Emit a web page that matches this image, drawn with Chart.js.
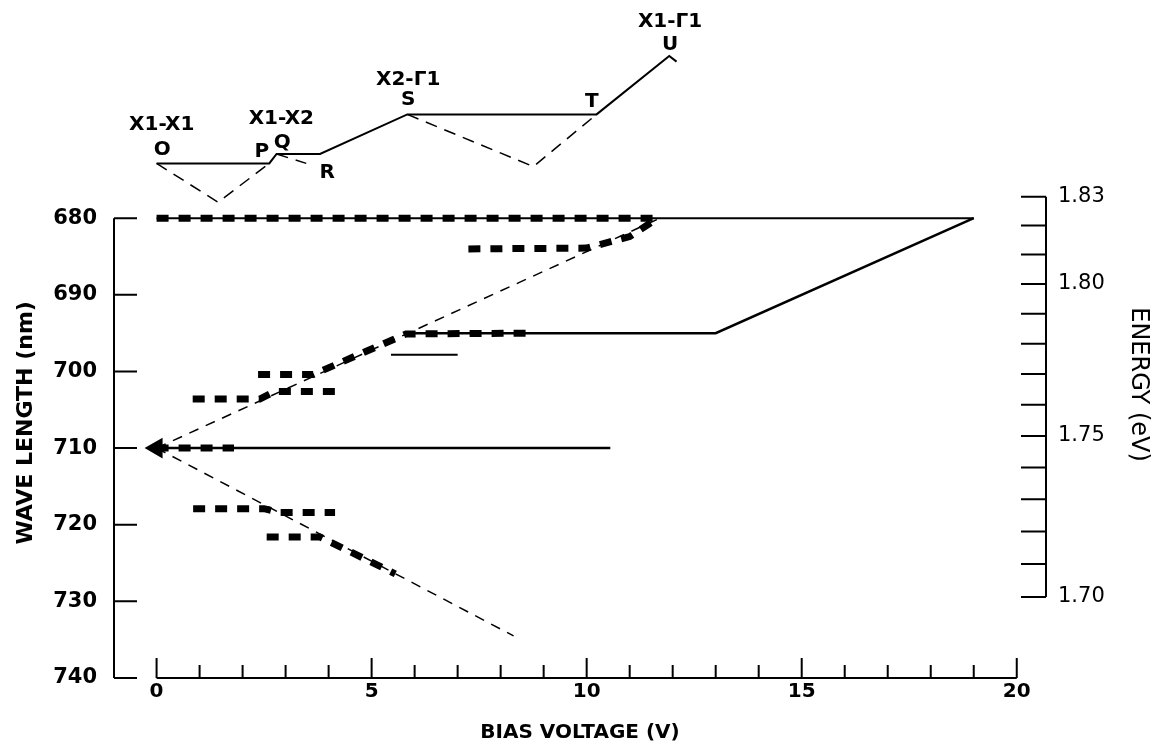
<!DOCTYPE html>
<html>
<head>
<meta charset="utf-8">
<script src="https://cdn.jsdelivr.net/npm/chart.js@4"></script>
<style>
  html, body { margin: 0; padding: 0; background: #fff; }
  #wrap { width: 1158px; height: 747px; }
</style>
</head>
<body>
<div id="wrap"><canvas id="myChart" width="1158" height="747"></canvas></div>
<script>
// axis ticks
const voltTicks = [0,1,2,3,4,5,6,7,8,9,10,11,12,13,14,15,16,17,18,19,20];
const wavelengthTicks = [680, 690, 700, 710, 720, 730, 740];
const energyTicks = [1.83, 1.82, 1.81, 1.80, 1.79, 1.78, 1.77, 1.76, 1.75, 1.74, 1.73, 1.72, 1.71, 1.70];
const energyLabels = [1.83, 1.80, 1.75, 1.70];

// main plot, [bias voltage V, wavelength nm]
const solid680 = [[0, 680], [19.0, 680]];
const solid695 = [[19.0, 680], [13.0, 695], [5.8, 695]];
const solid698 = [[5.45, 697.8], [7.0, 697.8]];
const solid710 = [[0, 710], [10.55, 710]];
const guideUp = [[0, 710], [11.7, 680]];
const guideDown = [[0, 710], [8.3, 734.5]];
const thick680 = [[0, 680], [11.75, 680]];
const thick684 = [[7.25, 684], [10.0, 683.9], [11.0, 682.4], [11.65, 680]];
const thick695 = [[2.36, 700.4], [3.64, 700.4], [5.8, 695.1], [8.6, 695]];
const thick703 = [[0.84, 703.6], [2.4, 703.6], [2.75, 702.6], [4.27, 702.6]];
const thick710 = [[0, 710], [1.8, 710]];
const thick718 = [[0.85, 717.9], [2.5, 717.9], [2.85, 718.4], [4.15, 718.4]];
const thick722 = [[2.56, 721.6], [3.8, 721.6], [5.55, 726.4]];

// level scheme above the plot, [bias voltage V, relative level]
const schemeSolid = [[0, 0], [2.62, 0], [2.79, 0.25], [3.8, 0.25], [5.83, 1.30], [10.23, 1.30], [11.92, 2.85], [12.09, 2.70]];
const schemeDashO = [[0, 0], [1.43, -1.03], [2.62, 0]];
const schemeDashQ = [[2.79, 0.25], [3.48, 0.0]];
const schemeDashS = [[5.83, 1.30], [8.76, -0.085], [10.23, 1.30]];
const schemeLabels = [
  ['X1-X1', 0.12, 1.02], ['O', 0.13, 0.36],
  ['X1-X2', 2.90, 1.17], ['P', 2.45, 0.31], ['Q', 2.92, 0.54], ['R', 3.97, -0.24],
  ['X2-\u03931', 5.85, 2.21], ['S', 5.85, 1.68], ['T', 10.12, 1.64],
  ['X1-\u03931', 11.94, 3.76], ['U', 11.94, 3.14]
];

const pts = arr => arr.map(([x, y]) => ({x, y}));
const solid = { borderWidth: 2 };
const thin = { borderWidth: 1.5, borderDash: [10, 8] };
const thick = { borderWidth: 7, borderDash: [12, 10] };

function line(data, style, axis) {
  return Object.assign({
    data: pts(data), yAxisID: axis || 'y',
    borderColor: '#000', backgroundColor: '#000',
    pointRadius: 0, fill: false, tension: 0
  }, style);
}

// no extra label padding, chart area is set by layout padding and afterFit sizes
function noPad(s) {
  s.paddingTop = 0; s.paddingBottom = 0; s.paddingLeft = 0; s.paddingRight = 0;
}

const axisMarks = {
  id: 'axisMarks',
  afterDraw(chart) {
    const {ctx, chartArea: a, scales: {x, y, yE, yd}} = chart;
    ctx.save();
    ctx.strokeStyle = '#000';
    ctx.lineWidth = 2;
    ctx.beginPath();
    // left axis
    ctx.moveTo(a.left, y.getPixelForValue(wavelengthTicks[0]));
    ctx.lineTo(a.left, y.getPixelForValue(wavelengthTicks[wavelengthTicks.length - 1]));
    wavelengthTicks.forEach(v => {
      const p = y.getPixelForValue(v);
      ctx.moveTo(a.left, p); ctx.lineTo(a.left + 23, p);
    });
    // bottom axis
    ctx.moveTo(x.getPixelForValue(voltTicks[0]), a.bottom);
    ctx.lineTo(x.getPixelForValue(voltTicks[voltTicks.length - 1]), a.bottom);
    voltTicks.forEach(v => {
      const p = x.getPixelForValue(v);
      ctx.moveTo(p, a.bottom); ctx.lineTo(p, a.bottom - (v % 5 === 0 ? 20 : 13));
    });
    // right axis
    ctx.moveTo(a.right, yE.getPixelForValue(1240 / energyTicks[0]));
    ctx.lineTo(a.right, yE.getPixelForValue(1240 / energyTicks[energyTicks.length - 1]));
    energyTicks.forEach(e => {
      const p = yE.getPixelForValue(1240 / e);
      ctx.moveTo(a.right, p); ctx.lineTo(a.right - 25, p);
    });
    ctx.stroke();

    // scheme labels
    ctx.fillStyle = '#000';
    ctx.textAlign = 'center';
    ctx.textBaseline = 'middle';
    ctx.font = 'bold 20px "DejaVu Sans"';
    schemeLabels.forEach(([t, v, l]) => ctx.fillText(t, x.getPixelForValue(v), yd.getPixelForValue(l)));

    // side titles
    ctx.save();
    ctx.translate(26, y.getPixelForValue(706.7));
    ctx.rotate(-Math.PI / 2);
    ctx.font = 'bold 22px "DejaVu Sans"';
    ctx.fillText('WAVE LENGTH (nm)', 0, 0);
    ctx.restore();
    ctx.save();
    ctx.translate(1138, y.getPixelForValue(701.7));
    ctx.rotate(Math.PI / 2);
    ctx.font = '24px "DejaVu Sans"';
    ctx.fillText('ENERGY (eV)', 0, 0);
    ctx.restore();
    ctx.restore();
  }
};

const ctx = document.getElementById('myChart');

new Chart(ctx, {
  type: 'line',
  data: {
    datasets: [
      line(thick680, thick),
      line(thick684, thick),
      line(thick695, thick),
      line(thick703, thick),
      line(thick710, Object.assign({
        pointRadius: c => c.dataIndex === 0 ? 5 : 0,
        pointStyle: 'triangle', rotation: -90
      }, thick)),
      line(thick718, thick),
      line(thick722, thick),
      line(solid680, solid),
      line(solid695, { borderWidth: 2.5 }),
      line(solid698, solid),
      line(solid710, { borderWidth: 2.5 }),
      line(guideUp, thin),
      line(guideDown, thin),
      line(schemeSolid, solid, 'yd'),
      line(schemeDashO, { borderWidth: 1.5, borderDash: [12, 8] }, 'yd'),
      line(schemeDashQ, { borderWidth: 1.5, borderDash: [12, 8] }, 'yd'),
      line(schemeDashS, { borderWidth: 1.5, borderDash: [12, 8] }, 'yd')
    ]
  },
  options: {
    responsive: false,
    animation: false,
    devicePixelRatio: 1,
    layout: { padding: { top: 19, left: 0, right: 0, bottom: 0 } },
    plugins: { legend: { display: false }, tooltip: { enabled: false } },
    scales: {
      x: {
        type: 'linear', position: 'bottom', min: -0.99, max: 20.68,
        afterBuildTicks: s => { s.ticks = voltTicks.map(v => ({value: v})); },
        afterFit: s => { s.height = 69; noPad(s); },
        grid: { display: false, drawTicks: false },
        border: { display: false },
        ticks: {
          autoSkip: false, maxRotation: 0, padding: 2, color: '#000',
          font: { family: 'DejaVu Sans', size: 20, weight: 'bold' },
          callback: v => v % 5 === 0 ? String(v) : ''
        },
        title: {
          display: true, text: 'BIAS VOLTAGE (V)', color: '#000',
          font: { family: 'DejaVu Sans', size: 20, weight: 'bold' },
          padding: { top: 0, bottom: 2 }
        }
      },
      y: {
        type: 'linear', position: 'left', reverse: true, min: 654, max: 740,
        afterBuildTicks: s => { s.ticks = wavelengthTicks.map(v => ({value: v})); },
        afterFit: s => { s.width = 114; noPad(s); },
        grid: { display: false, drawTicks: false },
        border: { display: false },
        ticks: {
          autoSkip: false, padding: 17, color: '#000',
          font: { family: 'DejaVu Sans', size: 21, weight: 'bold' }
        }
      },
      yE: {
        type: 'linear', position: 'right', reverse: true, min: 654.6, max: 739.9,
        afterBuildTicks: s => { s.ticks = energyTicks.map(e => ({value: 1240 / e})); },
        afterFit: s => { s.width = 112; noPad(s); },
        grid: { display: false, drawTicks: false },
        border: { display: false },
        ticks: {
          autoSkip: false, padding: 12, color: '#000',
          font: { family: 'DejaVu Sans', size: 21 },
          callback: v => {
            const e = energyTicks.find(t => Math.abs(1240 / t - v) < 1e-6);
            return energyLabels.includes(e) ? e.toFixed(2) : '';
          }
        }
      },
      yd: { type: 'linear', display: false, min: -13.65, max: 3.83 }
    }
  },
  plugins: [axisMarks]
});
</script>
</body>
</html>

——————

* **Given task**
The lines from the start of the data through the line that contains "const energyLabels = [1.83, 1.80, 1.75, 1.70];" are to be returned exactly, please, with both ends included and every picture left out.

* **The solution**
Emit a web page that matches this image, drawn with Chart.js.
<!DOCTYPE html>
<html>
<head>
<meta charset="utf-8">
<script src="https://cdn.jsdelivr.net/npm/chart.js@4"></script>
<style>
  html, body { margin: 0; padding: 0; background: #fff; }
  #wrap { width: 1158px; height: 747px; }
</style>
</head>
<body>
<div id="wrap"><canvas id="myChart" width="1158" height="747"></canvas></div>
<script>
// axis ticks
const voltTicks = [0,1,2,3,4,5,6,7,8,9,10,11,12,13,14,15,16,17,18,19,20];
const wavelengthTicks = [680, 690, 700, 710, 720, 730, 740];
const energyTicks = [1.83, 1.82, 1.81, 1.80, 1.79, 1.78, 1.77, 1.76, 1.75, 1.74, 1.73, 1.72, 1.71, 1.70];
const energyLabels = [1.83, 1.80, 1.75, 1.70];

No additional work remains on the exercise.